** TASK INPUT **
□ □ □

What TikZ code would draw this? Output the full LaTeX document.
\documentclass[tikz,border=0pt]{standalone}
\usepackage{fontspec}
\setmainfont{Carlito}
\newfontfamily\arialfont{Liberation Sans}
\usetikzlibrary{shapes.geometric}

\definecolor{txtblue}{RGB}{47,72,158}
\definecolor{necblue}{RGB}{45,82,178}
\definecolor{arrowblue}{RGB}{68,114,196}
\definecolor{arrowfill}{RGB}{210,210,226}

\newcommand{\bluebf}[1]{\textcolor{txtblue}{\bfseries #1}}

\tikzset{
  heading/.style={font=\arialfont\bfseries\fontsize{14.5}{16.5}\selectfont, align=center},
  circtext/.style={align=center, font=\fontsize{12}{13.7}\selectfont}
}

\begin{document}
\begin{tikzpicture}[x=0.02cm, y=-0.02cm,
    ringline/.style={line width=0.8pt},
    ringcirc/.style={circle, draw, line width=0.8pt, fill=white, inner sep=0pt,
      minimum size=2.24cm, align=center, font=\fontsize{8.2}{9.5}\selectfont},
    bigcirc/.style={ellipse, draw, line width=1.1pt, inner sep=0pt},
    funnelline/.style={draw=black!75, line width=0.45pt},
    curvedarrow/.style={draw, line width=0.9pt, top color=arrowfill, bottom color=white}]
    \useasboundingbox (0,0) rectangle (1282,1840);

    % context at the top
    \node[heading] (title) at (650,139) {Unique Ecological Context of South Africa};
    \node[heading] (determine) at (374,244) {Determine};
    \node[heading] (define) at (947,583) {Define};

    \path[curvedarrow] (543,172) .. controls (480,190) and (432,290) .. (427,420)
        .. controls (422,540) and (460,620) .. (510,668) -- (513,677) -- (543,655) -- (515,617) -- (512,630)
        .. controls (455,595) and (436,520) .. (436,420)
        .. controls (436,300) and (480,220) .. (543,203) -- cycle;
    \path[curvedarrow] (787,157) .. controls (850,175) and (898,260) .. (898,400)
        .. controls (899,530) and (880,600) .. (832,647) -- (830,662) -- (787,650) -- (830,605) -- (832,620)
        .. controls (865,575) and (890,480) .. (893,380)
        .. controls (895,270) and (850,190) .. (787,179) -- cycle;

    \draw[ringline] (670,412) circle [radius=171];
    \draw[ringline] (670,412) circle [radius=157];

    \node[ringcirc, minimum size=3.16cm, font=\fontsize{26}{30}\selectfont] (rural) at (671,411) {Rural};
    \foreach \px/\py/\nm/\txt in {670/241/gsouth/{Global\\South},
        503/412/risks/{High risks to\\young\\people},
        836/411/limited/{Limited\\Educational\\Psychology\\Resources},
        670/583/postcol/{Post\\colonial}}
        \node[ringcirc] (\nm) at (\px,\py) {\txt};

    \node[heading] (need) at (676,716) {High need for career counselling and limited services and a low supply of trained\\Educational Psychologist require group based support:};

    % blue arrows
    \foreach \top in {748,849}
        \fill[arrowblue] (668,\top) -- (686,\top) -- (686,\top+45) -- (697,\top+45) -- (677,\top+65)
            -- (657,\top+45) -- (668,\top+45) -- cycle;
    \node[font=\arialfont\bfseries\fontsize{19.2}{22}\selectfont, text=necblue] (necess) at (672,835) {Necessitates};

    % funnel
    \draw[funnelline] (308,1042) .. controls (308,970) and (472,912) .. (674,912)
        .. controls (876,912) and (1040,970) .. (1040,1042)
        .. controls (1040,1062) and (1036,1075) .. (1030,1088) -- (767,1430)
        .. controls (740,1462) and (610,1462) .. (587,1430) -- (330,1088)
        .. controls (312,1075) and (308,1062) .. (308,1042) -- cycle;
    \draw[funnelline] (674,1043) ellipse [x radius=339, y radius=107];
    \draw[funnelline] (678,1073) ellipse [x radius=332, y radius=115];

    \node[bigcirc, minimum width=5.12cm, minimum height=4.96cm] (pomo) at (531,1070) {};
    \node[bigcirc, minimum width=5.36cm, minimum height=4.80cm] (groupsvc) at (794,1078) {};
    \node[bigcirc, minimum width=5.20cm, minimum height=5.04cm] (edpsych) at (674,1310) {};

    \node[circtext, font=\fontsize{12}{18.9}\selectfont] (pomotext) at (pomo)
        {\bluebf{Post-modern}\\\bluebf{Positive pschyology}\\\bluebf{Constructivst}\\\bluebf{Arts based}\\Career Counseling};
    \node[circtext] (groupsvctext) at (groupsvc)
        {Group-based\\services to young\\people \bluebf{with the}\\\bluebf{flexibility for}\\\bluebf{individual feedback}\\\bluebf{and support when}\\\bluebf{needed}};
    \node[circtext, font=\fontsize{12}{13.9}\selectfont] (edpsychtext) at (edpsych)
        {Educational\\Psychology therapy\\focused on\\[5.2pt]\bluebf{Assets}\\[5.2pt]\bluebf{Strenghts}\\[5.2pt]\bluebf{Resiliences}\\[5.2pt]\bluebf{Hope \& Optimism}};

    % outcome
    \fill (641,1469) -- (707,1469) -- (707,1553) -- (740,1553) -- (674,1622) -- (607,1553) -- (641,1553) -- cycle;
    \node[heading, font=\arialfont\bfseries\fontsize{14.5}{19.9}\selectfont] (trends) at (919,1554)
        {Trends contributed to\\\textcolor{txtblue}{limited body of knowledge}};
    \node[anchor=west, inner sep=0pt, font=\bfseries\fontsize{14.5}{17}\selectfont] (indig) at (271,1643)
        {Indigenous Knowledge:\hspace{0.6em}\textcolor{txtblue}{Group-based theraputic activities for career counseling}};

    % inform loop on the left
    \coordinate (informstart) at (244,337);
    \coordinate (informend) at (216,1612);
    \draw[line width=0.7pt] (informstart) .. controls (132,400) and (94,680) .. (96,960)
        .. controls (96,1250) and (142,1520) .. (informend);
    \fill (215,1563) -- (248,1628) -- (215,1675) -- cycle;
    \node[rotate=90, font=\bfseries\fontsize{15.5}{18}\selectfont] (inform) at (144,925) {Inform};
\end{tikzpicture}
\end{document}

□ □ □

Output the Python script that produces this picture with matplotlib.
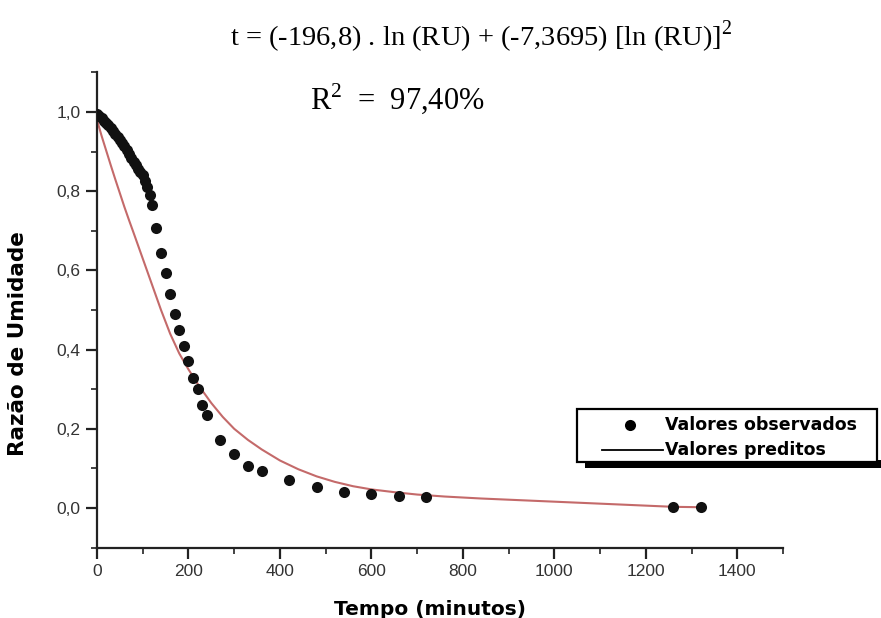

□ □ □

Using the data above, reproduce exactly the lines from the line that contains "What TikZ code" through the line that contains "(define) at (947,583)", including both.

** REPLY **
What TikZ code would draw this? Output the full LaTeX document.
\documentclass[tikz,border=0pt]{standalone}
\usepackage{fontspec}
\setmainfont{Carlito}
\newfontfamily\arialfont{Liberation Sans}
\usetikzlibrary{shapes.geometric}

\definecolor{txtblue}{RGB}{47,72,158}
\definecolor{necblue}{RGB}{45,82,178}
\definecolor{arrowblue}{RGB}{68,114,196}
\definecolor{arrowfill}{RGB}{210,210,226}

\newcommand{\bluebf}[1]{\textcolor{txtblue}{\bfseries #1}}

\tikzset{
  heading/.style={font=\arialfont\bfseries\fontsize{14.5}{16.5}\selectfont, align=center},
  circtext/.style={align=center, font=\fontsize{12}{13.7}\selectfont}
}

\begin{document}
\begin{tikzpicture}[x=0.02cm, y=-0.02cm,
    ringline/.style={line width=0.8pt},
    ringcirc/.style={circle, draw, line width=0.8pt, fill=white, inner sep=0pt,
      minimum size=2.24cm, align=center, font=\fontsize{8.2}{9.5}\selectfont},
    bigcirc/.style={ellipse, draw, line width=1.1pt, inner sep=0pt},
    funnelline/.style={draw=black!75, line width=0.45pt},
    curvedarrow/.style={draw, line width=0.9pt, top color=arrowfill, bottom color=white}]
    \useasboundingbox (0,0) rectangle (1282,1840);

    % context at the top
    \node[heading] (title) at (650,139) {Unique Ecological Context of South Africa};
    \node[heading] (determine) at (374,244) {Determine};
    \node[heading] (define) at (947,583) {Define};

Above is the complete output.